Another example of where the B.O. test alone provides confidence in our observations is the classical concentration–effect curve obtained with receptor agonists in isolated tissue experiments in vitro . Figure 1.3summarises the effect of increasing concentrations of the α 1adrenoceptor agonist, phenylephrine, on the rat anococcygeus muscle.

Figure 1.3 Phenylephrine‐induced contraction of the rat anococcygeus muscle.Values show Mean ± S.E.M ( N = 70) of the percentage maximal response (Y‐axis) plotted according to Log 10of the phenylephrine concentration (X‐axis). The mean EC 50value for phenylephrine (solid square) = 3.6 (2.8, 4.7) × 10 −7M. Mauchly's test indicated that the assumption of sphericity had been violated, χ 2(90) = 1903.64, p < 0.001. Subsequent Greenhouse–Geisser corrected (ε = 0.156) Repeated Measures ANOVA revealed significant variation between the responses according to dose [ F (2.027, 139.862) = 1618.36, p < 0.001]. Post hoc analysis (repeated Paired t ‐test with Bonferroni correction) revealed significant difference between successive concentrations ( p < 0.01) in all cases except between the highest two concentrations examined ( p > 0.05). Data on file.

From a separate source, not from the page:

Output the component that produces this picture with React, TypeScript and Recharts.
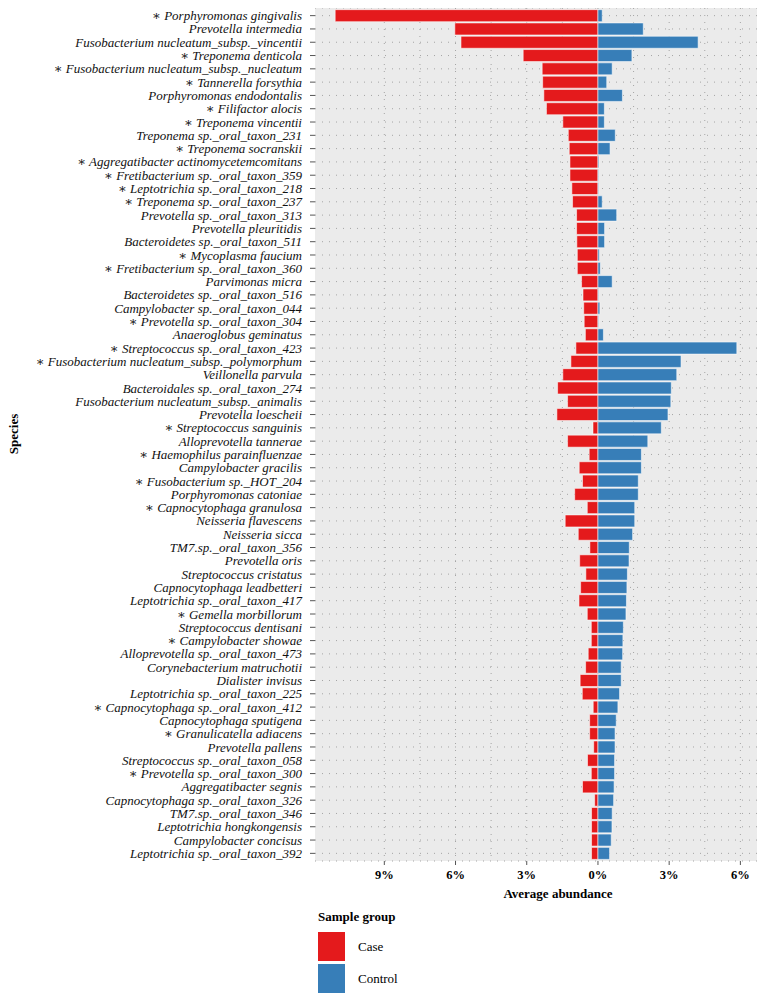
import { BarChart, Bar, XAxis, YAxis, CartesianGrid } from 'recharts';

const species = [
  '∗ Porphyromonas gingivalis',
  'Prevotella intermedia',
  'Fusobacterium nucleatum_subsp._vincentii',
  '∗ Treponema denticola',
  '∗ Fusobacterium nucleatum_subsp._nucleatum',
  '∗ Tannerella forsythia',
  'Porphyromonas endodontalis',
  '∗ Filifactor alocis',
  '∗ Treponema vincentii',
  'Treponema sp._oral_taxon_231',
  '∗ Treponema socranskii',
  '∗ Aggregatibacter actinomycetemcomitans',
  '∗ Fretibacterium sp._oral_taxon_359',
  '∗ Leptotrichia sp._oral_taxon_218',
  '∗ Treponema sp._oral_taxon_237',
  'Prevotella sp._oral_taxon_313',
  'Prevotella pleuritidis',
  'Bacteroidetes sp._oral_taxon_511',
  '∗ Mycoplasma faucium',
  '∗ Fretibacterium sp._oral_taxon_360',
  'Parvimonas micra',
  'Bacteroidetes sp._oral_taxon_516',
  'Campylobacter sp._oral_taxon_044',
  '∗ Prevotella sp._oral_taxon_304',
  'Anaeroglobus geminatus',
  '∗ Streptococcus sp._oral_taxon_423',
  '∗ Fusobacterium nucleatum_subsp._polymorphum',
  'Veillonella parvula',
  'Bacteroidales sp._oral_taxon_274',
  'Fusobacterium nucleatum_subsp._animalis',
  'Prevotella loescheii',
  '∗ Streptococcus sanguinis',
  'Alloprevotella tannerae',
  '∗ Haemophilus parainfluenzae',
  'Campylobacter gracilis',
  '∗ Fusobacterium sp._HOT_204',
  'Porphyromonas catoniae',
  '∗ Capnocytophaga granulosa',
  'Neisseria flavescens',
  'Neisseria sicca',
  'TM7.sp._oral_taxon_356',
  'Prevotella oris',
  'Streptococcus cristatus',
  'Capnocytophaga leadbetteri',
  'Leptotrichia sp._oral_taxon_417',
  '∗ Gemella morbillorum',
  'Streptococcus dentisani',
  '∗ Campylobacter showae',
  'Alloprevotella sp._oral_taxon_473',
  'Corynebacterium matruchotii',
  'Dialister invisus',
  'Leptotrichia sp._oral_taxon_225',
  '∗ Capnocytophaga sp._oral_taxon_412',
  'Capnocytophaga sputigena',
  '∗ Granulicatella adiacens',
  'Prevotella pallens',
  'Streptococcus sp._oral_taxon_058',
  '∗ Prevotella sp._oral_taxon_300',
  'Aggregatibacter segnis',
  'Capnocytophaga sp._oral_taxon_326',
  'TM7.sp._oral_taxon_346',
  'Leptotrichia hongkongensis',
  'Campylobacter concisus',
  'Leptotrichia sp._oral_taxon_392',
];

// average abundance (%) in the case group, drawn to the left
const caseAbundance = [
  11.07, 6.03, 5.77, 3.15, 2.35, 2.33, 2.28, 2.17, 1.48, 1.25, 1.21, 1.18, 1.18, 1.1, 1.07, 0.9,
  0.9, 0.89, 0.87, 0.87, 0.69, 0.63, 0.6, 0.58, 0.53, 0.93, 1.14, 1.48, 1.7, 1.28, 1.73, 0.21,
  1.28, 0.37, 0.79, 0.65, 0.98, 0.45, 1.38, 0.83, 0.34, 0.77, 0.51, 0.73, 0.8, 0.45, 0.28, 0.28,
  0.41, 0.52, 0.75, 0.66, 0.2, 0.35, 0.35, 0.18, 0.44, 0.28, 0.65, 0.14, 0.27, 0.27, 0.27, 0.27,
];

// average abundance (%) in the control group, drawn to the right
const controlAbundance = [
  0.18, 1.91, 4.22, 1.43, 0.6, 0.37, 1.03, 0.27, 0.27, 0.73, 0.51, 0.04, 0.03, 0.03, 0.18, 0.79,
  0.28, 0.28, 0.06, 0.1, 0.6, 0.03, 0.08, 0.03, 0.23, 5.85, 3.5, 3.32, 3.09, 3.07, 2.95, 2.67,
  2.1, 1.83, 1.83, 1.7, 1.7, 1.55, 1.55, 1.46, 1.32, 1.31, 1.24, 1.22, 1.2, 1.18, 1.07, 1.05,
  1.04, 0.98, 0.98, 0.91, 0.84, 0.77, 0.72, 0.72, 0.7, 0.7, 0.68, 0.66, 0.6, 0.59, 0.56, 0.49,
];

const xTicks = [-9, -6, -3, 0, 3, 6];
const gridValues = [-10.5, -9, -7.5, -6, -4.5, -3, -1.5, 0, 1.5, 3, 4.5, 6];

const FONT = '"Liberation Serif", "DejaVu Serif", serif';
const CASE_COLOR = '#E41A1C';
const CONTROL_COLOR = '#377EB8';

const data = species.map((name, i) => ({
  name,
  case: -caseAbundance[i],
  control: controlAbundance[i],
}));

// plain one-line tick so long names never wrap
const SpeciesTick = ({ x, y, payload }: any) => (
  <text
    x={x}
    y={y}
    dy="0.35em"
    textAnchor="end"
    fill="#111"
    fontSize={13}
    fontStyle="italic"
    fontFamily={FONT}
  >
    {payload.value}
  </text>
);

export default function App() {
  return (
    <div style={{ position: 'relative', width: 757, height: 995, fontFamily: FONT }}>
      <BarChart
        width={757}
        height={893}
        data={data}
        layout="vertical"
        stackOffset="sign"
        barCategoryGap="5%"
        margin={{ top: 0, right: 8, bottom: 0, left: 0 }}
      >
        <CartesianGrid
          fill="#EBEBEB"
          fillOpacity={1}
          stroke="#a5a5a5"
          strokeDasharray="1 6"
          verticalValues={gridValues}
        />
        <XAxis
          type="number"
          domain={[-11.92, 6.7]}
          ticks={xTicks}
          allowDataOverflow
          tickFormatter={(v: number) => `${Math.abs(v)}%`}
          axisLine={false}
          tickLine={{ stroke: '#555' }}
          tickSize={4}
          tickMargin={5}
          height={40}
          tick={{ fill: '#000', fontSize: 12.5, fontWeight: 'bold', fontFamily: FONT }}
        />
        <YAxis
          type="category"
          dataKey="name"
          width={307}
          interval={0}
          padding={{ top: 1, bottom: 1 }}
          axisLine={false}
          tickLine={{ stroke: '#555' }}
          tickSize={5}
          tickMargin={8}
          tick={<SpeciesTick />}
        />
        <Bar
          dataKey="case"
          stackId="a"
          fill={CASE_COLOR}
          stroke="#ffffff"
          strokeOpacity={0.55}
          strokeWidth={1}
          isAnimationActive={false}
        />
        <Bar
          dataKey="control"
          stackId="a"
          fill={CONTROL_COLOR}
          stroke="#ffffff"
          strokeOpacity={0.55}
          strokeWidth={1}
          isAnimationActive={false}
        />
      </BarChart>

      <div
        style={{
          position: 'absolute',
          left: 6,
          top: 426,
          transform: 'translate(-50%, -50%) rotate(-90deg)',
          fontWeight: 'bold',
          fontSize: 13,
          whiteSpace: 'nowrap',
        }}
      >
        Species
      </div>

      <div
        style={{
          position: 'absolute',
          left: 550,
          top: 886,
          transform: 'translate(-50%, -50%)',
          fontWeight: 'bold',
          fontSize: 13,
          whiteSpace: 'nowrap',
        }}
      >
        Average abundance
      </div>

      <div style={{ position: 'absolute', left: 310, top: 901, fontSize: 13 }}>
        <div style={{ fontWeight: 'bold', lineHeight: '16px' }}>Sample group</div>
        {[
          { label: 'Case', color: CASE_COLOR },
          { label: 'Control', color: CONTROL_COLOR },
        ].map((item, i) => (
          <div
            key={item.label}
            style={{ display: 'flex', alignItems: 'center', marginTop: i === 0 ? 7 : 3 }}
          >
            <div style={{ width: 27, height: 29, background: item.color }} />
            <span style={{ marginLeft: 13 }}>{item.label}</span>
          </div>
        ))}
      </div>
    </div>
  );
}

Clearly phenylephrine induces contractions of this smooth muscle, the magnitude of which is obviously related to drug concentration until a maximal response is achieved. Do we really need high‐powered statistical analysis to tell us what our eyes can clearly see? Probably not, but for completeness, I have included a suitable analysis in the figure legend.

However, life, and the data we generate, is not always so clear‐cut. The problem occurs when we are presented with data that are somewhat equivocal such that the eye‐ball test starts to fail. In such cases we then rely heavily on the results of our statistical approach – that is perfectly acceptable, as long as we stick to a few basic rules that ensure we use the correct statistical approach to analyse and understand our data. If we fail to do so, then we severely run the risk of making erroneous, unsubstantiated conclusions. As scientists we need to have a robust, objective approach to data analysis, so we can arrive at our conclusions with confidence. It is important to acknowledge that nothing is ever proven with statistical analysis in the scientific world. Statistical analysis is all about probability,and the most we can hope for is to demonstrate the likelihood that two or more groups are either similar or different.